→ **Objective**
Retype only what runs from the beginning of the data through the line with "return Path(verts, codes)"; please omit the pictures and keep every line exact.
--- start of Input for this task ---
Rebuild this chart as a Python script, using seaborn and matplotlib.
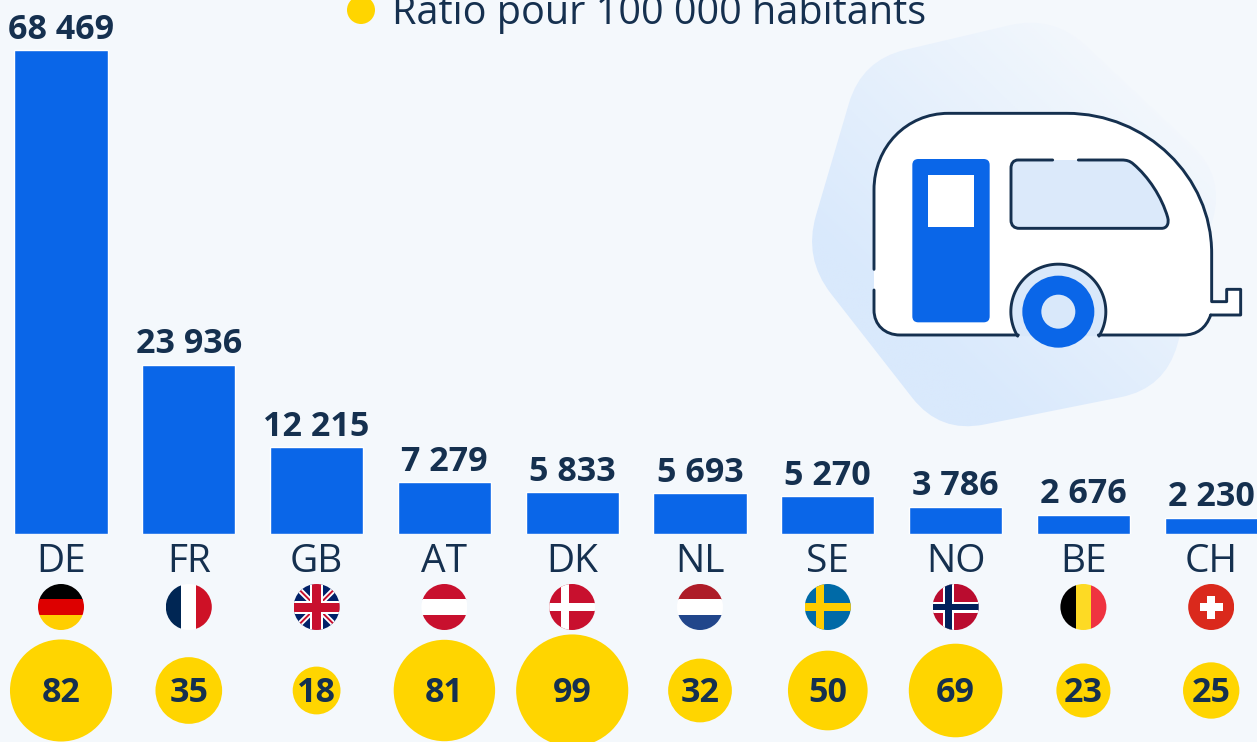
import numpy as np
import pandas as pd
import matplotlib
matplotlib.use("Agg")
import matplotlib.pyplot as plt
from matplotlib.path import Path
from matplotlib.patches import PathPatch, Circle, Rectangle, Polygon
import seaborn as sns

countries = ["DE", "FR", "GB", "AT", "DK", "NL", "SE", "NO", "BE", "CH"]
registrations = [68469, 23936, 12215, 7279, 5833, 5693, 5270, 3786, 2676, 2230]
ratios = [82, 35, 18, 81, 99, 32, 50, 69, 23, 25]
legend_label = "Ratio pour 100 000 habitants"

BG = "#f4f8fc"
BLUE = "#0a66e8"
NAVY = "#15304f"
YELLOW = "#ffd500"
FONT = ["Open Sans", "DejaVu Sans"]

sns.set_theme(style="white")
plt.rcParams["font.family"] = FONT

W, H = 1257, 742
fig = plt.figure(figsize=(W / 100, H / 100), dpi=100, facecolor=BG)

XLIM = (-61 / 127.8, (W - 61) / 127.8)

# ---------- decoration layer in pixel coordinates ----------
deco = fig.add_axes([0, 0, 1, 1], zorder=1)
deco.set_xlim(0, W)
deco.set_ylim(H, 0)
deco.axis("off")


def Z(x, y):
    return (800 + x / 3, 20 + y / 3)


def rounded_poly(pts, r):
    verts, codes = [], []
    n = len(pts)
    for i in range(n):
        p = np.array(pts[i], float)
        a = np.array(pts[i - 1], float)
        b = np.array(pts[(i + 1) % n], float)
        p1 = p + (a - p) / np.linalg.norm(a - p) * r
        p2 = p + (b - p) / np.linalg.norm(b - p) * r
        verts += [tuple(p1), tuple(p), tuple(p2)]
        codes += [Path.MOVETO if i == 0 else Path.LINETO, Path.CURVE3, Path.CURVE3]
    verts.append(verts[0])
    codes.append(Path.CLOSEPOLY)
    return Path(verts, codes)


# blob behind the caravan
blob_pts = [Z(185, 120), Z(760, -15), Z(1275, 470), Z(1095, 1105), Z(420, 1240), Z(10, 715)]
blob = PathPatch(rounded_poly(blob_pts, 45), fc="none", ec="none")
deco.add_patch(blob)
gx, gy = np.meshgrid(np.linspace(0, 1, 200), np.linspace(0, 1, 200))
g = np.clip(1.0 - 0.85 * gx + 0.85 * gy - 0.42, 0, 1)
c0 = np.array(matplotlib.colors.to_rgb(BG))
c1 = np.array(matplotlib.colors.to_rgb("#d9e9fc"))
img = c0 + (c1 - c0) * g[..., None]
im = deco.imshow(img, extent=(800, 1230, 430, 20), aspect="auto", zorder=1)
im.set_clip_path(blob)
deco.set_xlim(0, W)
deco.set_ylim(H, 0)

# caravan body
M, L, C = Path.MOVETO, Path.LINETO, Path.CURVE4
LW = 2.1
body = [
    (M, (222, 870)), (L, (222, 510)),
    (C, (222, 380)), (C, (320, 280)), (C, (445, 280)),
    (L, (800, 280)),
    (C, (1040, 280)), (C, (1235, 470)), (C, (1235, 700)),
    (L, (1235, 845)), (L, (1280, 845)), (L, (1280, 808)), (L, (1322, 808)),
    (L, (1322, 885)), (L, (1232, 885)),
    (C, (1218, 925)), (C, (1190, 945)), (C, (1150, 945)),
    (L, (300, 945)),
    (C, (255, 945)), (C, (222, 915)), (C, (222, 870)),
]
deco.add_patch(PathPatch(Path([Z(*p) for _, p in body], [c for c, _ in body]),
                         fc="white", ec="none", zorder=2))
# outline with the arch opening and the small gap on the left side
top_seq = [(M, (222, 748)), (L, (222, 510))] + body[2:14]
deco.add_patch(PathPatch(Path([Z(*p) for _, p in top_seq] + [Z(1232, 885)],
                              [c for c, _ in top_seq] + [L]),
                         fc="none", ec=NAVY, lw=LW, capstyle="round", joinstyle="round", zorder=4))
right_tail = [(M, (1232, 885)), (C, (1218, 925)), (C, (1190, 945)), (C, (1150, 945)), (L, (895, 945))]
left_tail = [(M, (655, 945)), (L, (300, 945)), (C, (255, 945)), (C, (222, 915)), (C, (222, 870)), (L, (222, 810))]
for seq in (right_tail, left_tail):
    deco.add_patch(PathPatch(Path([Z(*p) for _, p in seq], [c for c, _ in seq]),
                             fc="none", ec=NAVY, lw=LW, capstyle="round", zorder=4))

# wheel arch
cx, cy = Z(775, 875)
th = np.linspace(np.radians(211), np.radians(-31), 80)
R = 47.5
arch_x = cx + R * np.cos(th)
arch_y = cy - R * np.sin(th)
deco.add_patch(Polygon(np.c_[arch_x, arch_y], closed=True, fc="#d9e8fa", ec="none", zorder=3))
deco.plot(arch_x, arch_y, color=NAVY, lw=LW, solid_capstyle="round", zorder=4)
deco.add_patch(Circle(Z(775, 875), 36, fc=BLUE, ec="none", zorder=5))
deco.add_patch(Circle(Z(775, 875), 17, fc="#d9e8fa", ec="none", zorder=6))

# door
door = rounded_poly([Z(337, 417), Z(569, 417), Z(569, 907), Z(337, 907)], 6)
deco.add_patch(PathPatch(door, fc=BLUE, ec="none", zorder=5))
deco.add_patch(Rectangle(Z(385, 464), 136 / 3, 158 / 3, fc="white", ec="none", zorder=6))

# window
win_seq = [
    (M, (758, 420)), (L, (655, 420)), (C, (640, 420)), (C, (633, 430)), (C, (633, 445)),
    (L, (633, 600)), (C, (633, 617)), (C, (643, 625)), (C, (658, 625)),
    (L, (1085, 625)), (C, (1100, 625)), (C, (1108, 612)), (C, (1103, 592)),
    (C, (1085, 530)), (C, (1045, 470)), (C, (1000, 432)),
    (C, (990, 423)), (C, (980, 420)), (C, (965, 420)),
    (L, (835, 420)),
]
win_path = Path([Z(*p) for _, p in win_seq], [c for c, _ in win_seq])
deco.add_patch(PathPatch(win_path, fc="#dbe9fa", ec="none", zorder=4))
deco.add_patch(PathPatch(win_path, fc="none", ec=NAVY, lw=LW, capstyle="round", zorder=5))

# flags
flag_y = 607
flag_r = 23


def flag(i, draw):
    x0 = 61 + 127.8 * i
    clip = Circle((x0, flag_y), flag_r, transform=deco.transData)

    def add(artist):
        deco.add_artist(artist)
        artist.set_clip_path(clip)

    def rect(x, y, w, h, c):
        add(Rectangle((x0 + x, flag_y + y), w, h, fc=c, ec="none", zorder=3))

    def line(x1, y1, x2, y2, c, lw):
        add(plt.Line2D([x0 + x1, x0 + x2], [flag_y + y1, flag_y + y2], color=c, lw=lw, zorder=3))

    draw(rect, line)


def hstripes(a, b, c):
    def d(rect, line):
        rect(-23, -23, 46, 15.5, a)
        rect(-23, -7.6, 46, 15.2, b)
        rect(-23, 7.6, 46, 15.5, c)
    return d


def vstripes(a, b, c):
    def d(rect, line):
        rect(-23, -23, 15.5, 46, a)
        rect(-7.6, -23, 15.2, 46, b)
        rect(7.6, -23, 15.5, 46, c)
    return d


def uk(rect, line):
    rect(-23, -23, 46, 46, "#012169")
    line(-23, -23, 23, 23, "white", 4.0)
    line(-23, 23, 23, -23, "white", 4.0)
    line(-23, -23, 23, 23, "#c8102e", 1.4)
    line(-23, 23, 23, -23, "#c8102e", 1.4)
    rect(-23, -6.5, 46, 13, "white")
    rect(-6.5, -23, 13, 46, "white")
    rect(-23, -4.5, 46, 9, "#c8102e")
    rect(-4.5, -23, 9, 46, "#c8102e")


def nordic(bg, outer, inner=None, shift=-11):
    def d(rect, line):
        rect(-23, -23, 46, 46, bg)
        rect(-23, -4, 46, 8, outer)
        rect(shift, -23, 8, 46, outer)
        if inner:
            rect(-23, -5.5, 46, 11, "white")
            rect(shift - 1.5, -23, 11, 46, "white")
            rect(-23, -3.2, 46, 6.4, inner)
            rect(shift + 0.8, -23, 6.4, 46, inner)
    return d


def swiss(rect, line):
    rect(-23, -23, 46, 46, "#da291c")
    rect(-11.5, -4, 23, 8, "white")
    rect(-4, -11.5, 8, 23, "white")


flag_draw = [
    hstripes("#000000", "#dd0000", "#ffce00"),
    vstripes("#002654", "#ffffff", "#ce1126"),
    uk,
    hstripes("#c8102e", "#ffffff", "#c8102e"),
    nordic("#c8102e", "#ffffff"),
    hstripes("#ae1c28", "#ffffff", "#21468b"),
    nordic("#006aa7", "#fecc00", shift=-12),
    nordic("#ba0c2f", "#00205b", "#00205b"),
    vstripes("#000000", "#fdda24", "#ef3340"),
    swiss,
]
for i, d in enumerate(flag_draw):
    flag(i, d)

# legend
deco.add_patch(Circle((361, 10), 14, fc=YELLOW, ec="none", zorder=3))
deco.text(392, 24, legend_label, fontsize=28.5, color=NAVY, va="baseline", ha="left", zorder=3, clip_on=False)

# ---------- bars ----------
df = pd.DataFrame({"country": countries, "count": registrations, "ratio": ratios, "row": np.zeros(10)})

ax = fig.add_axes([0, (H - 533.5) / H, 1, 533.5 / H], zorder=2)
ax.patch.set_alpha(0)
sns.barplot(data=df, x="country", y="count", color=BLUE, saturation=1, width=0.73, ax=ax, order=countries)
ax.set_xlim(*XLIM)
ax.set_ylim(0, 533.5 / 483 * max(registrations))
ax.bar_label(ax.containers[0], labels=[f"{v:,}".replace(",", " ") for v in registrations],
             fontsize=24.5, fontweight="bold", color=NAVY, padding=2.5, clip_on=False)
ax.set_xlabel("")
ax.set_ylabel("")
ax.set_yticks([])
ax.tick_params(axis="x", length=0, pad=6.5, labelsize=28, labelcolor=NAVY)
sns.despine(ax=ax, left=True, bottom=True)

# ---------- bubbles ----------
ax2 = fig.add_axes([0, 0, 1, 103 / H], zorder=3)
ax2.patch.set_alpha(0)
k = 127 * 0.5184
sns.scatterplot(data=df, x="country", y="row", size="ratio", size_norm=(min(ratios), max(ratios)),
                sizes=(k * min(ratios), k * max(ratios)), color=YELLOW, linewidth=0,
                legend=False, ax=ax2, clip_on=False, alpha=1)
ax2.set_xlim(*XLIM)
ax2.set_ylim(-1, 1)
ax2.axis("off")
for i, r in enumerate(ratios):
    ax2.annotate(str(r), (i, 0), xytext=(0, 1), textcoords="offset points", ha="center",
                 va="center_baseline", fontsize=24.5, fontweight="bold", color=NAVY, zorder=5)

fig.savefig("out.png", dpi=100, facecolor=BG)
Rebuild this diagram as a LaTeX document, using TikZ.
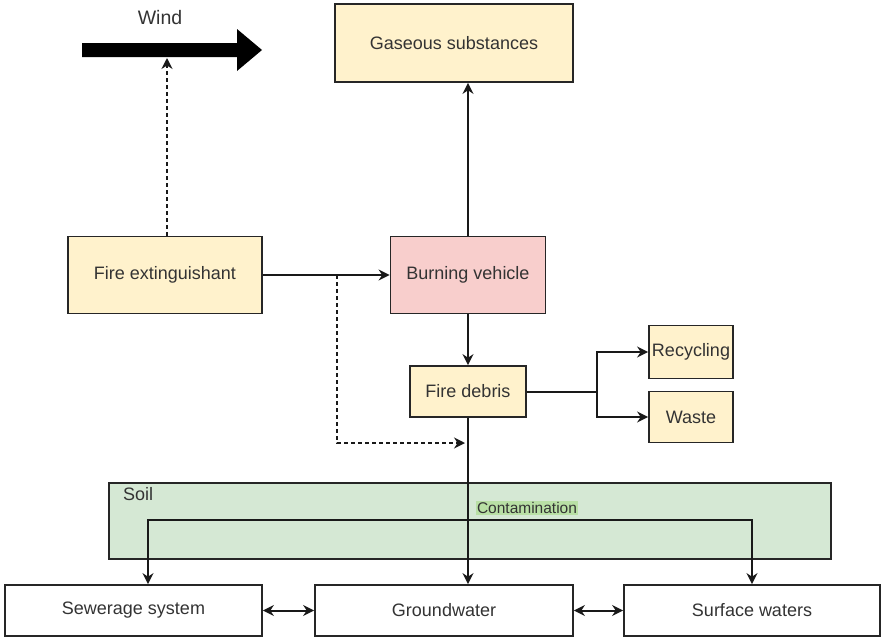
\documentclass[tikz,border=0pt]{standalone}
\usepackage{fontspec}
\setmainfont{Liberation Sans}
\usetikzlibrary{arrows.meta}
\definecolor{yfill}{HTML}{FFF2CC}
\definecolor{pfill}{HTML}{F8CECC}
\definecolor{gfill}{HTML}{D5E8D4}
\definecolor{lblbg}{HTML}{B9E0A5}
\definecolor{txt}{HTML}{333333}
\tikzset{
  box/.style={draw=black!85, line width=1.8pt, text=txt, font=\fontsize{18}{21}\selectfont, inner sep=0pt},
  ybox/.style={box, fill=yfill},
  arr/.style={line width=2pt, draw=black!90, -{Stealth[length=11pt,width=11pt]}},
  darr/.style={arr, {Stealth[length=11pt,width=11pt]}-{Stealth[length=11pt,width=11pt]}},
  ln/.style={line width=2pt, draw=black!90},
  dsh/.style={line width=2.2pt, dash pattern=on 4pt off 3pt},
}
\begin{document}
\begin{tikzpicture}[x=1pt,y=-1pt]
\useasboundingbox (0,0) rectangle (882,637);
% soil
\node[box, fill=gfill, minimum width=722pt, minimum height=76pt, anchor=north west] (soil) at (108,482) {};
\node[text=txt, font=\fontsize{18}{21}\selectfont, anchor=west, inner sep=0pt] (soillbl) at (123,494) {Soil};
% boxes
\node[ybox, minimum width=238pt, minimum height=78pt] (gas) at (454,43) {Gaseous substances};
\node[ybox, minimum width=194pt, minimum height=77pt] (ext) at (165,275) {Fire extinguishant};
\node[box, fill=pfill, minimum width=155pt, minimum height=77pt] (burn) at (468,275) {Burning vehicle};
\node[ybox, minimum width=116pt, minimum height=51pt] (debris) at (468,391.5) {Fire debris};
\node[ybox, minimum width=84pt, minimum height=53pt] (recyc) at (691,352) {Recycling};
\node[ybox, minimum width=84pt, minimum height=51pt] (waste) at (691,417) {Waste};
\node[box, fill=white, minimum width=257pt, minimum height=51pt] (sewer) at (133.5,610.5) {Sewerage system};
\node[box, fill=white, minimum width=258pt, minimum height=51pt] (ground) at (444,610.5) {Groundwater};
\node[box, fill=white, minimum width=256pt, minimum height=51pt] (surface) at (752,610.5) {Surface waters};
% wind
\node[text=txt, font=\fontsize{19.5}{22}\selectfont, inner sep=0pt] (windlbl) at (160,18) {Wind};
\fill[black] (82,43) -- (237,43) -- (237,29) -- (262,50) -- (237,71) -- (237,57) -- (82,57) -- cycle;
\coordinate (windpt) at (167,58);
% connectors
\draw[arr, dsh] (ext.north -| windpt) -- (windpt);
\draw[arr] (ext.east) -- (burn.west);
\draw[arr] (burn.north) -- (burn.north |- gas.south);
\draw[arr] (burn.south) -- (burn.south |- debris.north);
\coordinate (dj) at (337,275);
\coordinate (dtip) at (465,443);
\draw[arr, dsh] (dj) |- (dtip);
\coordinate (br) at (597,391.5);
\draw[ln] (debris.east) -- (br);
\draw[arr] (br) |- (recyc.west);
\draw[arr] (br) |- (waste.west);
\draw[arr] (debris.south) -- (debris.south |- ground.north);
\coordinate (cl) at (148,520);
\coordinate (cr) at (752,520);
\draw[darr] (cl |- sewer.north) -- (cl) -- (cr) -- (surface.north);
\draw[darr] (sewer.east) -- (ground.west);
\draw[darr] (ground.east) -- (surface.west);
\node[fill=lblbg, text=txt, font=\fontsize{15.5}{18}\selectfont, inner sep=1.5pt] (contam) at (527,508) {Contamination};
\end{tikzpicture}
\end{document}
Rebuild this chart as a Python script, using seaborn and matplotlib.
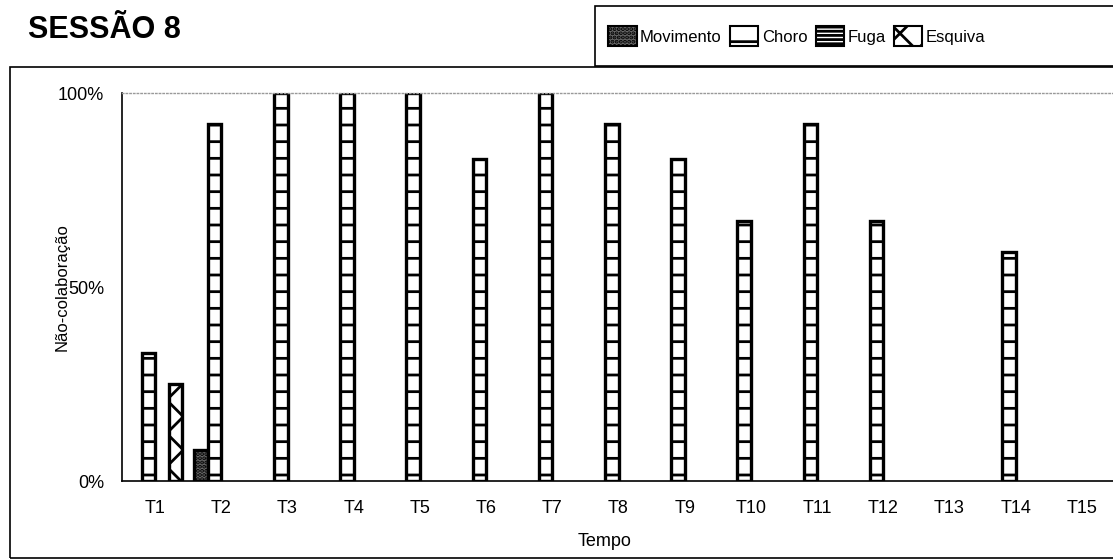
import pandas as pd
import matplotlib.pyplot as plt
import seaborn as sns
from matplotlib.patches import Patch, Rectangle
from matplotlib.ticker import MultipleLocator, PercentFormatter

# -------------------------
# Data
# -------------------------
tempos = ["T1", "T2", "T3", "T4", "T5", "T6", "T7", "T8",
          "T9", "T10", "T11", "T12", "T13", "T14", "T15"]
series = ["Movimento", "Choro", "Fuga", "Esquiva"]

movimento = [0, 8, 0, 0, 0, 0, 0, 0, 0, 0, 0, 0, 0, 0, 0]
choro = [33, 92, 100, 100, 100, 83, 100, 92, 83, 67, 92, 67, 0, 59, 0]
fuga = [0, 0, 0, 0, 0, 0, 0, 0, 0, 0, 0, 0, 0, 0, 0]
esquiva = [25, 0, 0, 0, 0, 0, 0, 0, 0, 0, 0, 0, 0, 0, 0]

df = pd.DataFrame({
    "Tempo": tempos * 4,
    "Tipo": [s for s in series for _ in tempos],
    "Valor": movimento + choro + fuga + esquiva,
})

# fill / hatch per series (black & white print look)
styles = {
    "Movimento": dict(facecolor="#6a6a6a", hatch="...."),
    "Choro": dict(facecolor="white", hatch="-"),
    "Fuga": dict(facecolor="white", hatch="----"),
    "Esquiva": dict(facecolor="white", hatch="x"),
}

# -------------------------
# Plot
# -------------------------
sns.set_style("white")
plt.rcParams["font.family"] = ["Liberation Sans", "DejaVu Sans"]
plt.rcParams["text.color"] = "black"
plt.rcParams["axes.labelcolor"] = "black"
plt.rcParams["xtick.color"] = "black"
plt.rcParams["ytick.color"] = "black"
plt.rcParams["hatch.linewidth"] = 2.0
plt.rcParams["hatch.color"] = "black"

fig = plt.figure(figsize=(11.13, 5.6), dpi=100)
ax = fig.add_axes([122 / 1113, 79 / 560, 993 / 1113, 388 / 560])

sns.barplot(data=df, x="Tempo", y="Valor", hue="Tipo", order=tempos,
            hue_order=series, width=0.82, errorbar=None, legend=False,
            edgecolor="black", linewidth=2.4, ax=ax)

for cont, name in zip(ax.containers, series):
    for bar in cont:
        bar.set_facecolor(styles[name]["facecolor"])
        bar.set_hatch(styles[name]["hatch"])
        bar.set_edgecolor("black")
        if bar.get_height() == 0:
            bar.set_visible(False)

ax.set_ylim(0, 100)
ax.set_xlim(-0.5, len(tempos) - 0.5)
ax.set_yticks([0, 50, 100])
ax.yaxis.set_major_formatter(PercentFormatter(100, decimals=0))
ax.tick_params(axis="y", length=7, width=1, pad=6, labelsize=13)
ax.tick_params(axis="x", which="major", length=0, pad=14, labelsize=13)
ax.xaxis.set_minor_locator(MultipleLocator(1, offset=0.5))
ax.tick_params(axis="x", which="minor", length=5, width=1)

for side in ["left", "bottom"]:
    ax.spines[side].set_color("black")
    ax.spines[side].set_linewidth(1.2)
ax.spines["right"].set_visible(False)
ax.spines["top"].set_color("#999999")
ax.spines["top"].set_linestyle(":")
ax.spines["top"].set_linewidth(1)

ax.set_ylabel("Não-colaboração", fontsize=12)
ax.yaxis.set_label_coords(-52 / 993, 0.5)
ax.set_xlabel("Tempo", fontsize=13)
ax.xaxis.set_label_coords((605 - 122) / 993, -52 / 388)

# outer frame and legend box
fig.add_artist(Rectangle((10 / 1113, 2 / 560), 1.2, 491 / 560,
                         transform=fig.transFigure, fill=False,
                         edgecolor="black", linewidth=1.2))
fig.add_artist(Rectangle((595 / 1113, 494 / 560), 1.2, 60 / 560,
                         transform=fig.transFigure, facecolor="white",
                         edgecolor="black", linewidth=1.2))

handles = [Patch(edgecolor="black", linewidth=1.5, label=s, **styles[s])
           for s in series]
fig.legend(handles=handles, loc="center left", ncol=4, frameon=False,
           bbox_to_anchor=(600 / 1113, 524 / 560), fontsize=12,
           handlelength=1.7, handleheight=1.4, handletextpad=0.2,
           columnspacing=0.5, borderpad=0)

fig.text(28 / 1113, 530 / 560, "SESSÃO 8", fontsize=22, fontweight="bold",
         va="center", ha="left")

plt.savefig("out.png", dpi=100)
--- end of Input for this task ---
→ **Exercise response**
Rebuild this chart as a Python script, using seaborn and matplotlib.
import numpy as np
import pandas as pd
import matplotlib
matplotlib.use("Agg")
import matplotlib.pyplot as plt
from matplotlib.path import Path
from matplotlib.patches import PathPatch, Circle, Rectangle, Polygon
import seaborn as sns

countries = ["DE", "FR", "GB", "AT", "DK", "NL", "SE", "NO", "BE", "CH"]
registrations = [68469, 23936, 12215, 7279, 5833, 5693, 5270, 3786, 2676, 2230]
ratios = [82, 35, 18, 81, 99, 32, 50, 69, 23, 25]
legend_label = "Ratio pour 100 000 habitants"

BG = "#f4f8fc"
BLUE = "#0a66e8"
NAVY = "#15304f"
YELLOW = "#ffd500"
FONT = ["Open Sans", "DejaVu Sans"]

sns.set_theme(style="white")
plt.rcParams["font.family"] = FONT

W, H = 1257, 742
fig = plt.figure(figsize=(W / 100, H / 100), dpi=100, facecolor=BG)

XLIM = (-61 / 127.8, (W - 61) / 127.8)

# ---------- decoration layer in pixel coordinates ----------
deco = fig.add_axes([0, 0, 1, 1], zorder=1)
deco.set_xlim(0, W)
deco.set_ylim(H, 0)
deco.axis("off")


def Z(x, y):
    return (800 + x / 3, 20 + y / 3)


def rounded_poly(pts, r):
    verts, codes = [], []
    n = len(pts)
    for i in range(n):
        p = np.array(pts[i], float)
        a = np.array(pts[i - 1], float)
        b = np.array(pts[(i + 1) % n], float)
        p1 = p + (a - p) / np.linalg.norm(a - p) * r
        p2 = p + (b - p) / np.linalg.norm(b - p) * r
        verts += [tuple(p1), tuple(p), tuple(p2)]
        codes += [Path.MOVETO if i == 0 else Path.LINETO, Path.CURVE3, Path.CURVE3]
    verts.append(verts[0])
    codes.append(Path.CLOSEPOLY)
    return Path(verts, codes)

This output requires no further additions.